WHAT TO DO
Write out word for word each line of the records, beginning at the first and stopping after the line with "ms=7, mew=0.8, color='#8a8a8a', zorder=1)". Leave the pictures out.

[Code that draws figures]

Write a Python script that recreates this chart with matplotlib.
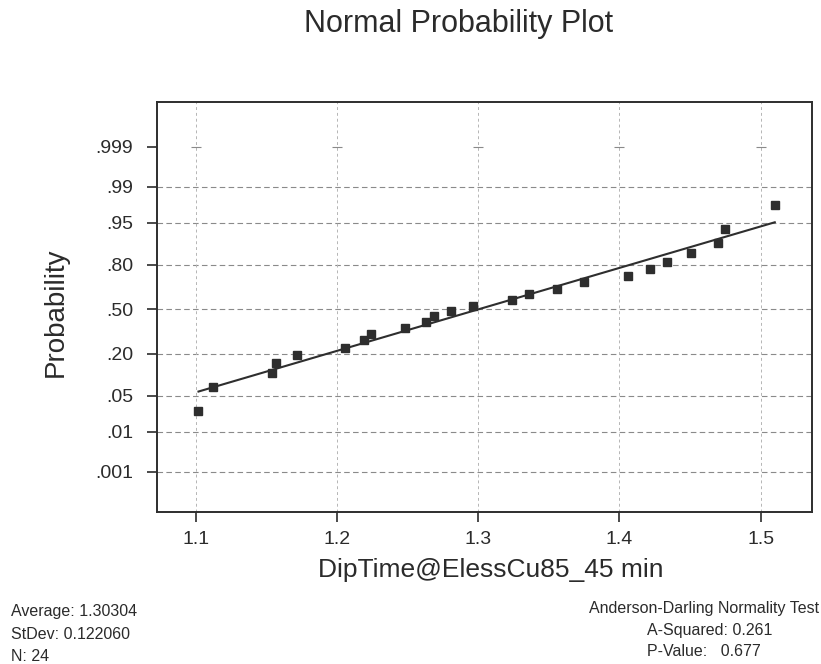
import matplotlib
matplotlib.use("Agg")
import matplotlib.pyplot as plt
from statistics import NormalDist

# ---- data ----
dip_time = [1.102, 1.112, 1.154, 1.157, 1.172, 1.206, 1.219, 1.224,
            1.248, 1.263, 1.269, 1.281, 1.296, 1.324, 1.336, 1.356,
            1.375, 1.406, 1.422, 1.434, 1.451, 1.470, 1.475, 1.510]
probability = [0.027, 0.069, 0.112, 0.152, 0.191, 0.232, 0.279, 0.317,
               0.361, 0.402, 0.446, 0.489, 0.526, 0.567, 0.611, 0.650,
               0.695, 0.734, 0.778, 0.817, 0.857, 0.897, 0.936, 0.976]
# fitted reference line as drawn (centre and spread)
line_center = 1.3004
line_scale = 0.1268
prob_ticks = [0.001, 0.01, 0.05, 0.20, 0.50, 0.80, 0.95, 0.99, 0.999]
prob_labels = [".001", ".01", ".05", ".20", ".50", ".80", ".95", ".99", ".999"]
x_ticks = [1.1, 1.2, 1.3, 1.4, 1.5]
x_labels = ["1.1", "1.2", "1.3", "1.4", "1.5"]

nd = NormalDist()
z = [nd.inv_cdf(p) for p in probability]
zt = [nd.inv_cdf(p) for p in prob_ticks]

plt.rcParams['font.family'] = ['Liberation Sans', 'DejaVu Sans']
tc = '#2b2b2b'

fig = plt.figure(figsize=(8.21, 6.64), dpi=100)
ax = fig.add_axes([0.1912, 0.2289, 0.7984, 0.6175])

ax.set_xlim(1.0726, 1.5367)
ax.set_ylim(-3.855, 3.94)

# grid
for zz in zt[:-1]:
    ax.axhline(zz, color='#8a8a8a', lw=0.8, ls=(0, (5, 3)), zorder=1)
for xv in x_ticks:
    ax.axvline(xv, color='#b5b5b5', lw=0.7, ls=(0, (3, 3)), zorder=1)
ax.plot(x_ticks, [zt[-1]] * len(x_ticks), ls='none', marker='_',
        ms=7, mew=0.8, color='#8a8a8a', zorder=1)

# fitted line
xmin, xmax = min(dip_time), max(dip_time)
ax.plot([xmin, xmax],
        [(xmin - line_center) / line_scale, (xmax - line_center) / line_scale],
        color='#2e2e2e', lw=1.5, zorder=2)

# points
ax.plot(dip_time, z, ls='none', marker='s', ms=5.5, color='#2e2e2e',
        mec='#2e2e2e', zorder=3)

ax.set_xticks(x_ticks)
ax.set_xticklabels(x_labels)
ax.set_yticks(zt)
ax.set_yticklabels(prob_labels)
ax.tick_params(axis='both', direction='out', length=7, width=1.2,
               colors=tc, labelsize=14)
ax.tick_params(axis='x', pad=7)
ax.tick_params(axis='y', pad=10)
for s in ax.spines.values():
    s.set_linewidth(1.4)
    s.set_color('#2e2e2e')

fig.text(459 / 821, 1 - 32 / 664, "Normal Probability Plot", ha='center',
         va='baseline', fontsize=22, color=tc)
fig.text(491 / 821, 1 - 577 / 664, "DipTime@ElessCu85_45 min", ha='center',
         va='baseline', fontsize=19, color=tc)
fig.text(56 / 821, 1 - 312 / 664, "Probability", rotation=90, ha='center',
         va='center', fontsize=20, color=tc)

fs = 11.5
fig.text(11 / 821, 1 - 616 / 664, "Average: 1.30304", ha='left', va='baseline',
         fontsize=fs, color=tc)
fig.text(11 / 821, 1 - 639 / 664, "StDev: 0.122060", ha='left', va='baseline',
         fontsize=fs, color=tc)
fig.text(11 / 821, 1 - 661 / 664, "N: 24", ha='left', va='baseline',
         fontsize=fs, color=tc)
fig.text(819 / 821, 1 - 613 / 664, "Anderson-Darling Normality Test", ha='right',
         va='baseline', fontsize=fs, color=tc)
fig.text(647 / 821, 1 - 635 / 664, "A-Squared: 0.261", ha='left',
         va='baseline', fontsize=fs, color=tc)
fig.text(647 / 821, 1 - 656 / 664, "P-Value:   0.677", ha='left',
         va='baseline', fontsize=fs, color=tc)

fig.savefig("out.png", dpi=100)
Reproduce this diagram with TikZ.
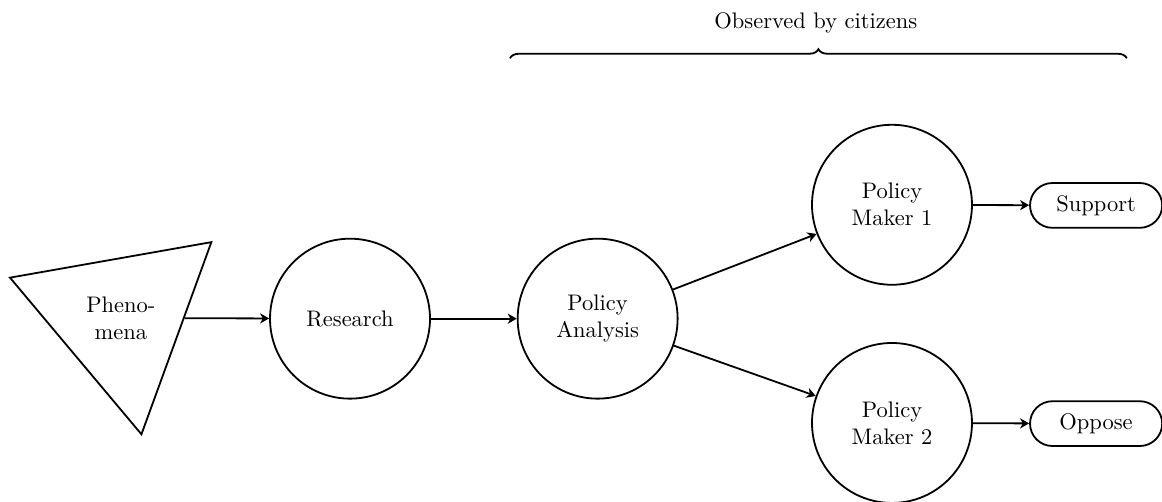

ANSWER IN FULL
Write a Python script that recreates this chart with matplotlib.
import matplotlib
matplotlib.use("Agg")
import matplotlib.pyplot as plt
from statistics import NormalDist

# ---- data ----
dip_time = [1.102, 1.112, 1.154, 1.157, 1.172, 1.206, 1.219, 1.224,
            1.248, 1.263, 1.269, 1.281, 1.296, 1.324, 1.336, 1.356,
            1.375, 1.406, 1.422, 1.434, 1.451, 1.470, 1.475, 1.510]
probability = [0.027, 0.069, 0.112, 0.152, 0.191, 0.232, 0.279, 0.317,
               0.361, 0.402, 0.446, 0.489, 0.526, 0.567, 0.611, 0.650,
               0.695, 0.734, 0.778, 0.817, 0.857, 0.897, 0.936, 0.976]
# fitted reference line as drawn (centre and spread)
line_center = 1.3004
line_scale = 0.1268
prob_ticks = [0.001, 0.01, 0.05, 0.20, 0.50, 0.80, 0.95, 0.99, 0.999]
prob_labels = [".001", ".01", ".05", ".20", ".50", ".80", ".95", ".99", ".999"]
x_ticks = [1.1, 1.2, 1.3, 1.4, 1.5]
x_labels = ["1.1", "1.2", "1.3", "1.4", "1.5"]

nd = NormalDist()
z = [nd.inv_cdf(p) for p in probability]
zt = [nd.inv_cdf(p) for p in prob_ticks]

plt.rcParams['font.family'] = ['Liberation Sans', 'DejaVu Sans']
tc = '#2b2b2b'

fig = plt.figure(figsize=(8.21, 6.64), dpi=100)
ax = fig.add_axes([0.1912, 0.2289, 0.7984, 0.6175])

ax.set_xlim(1.0726, 1.5367)
ax.set_ylim(-3.855, 3.94)

# grid
for zz in zt[:-1]:
    ax.axhline(zz, color='#8a8a8a', lw=0.8, ls=(0, (5, 3)), zorder=1)
for xv in x_ticks:
    ax.axvline(xv, color='#b5b5b5', lw=0.7, ls=(0, (3, 3)), zorder=1)
ax.plot(x_ticks, [zt[-1]] * len(x_ticks), ls='none', marker='_',
        ms=7, mew=0.8, color='#8a8a8a', zorder=1)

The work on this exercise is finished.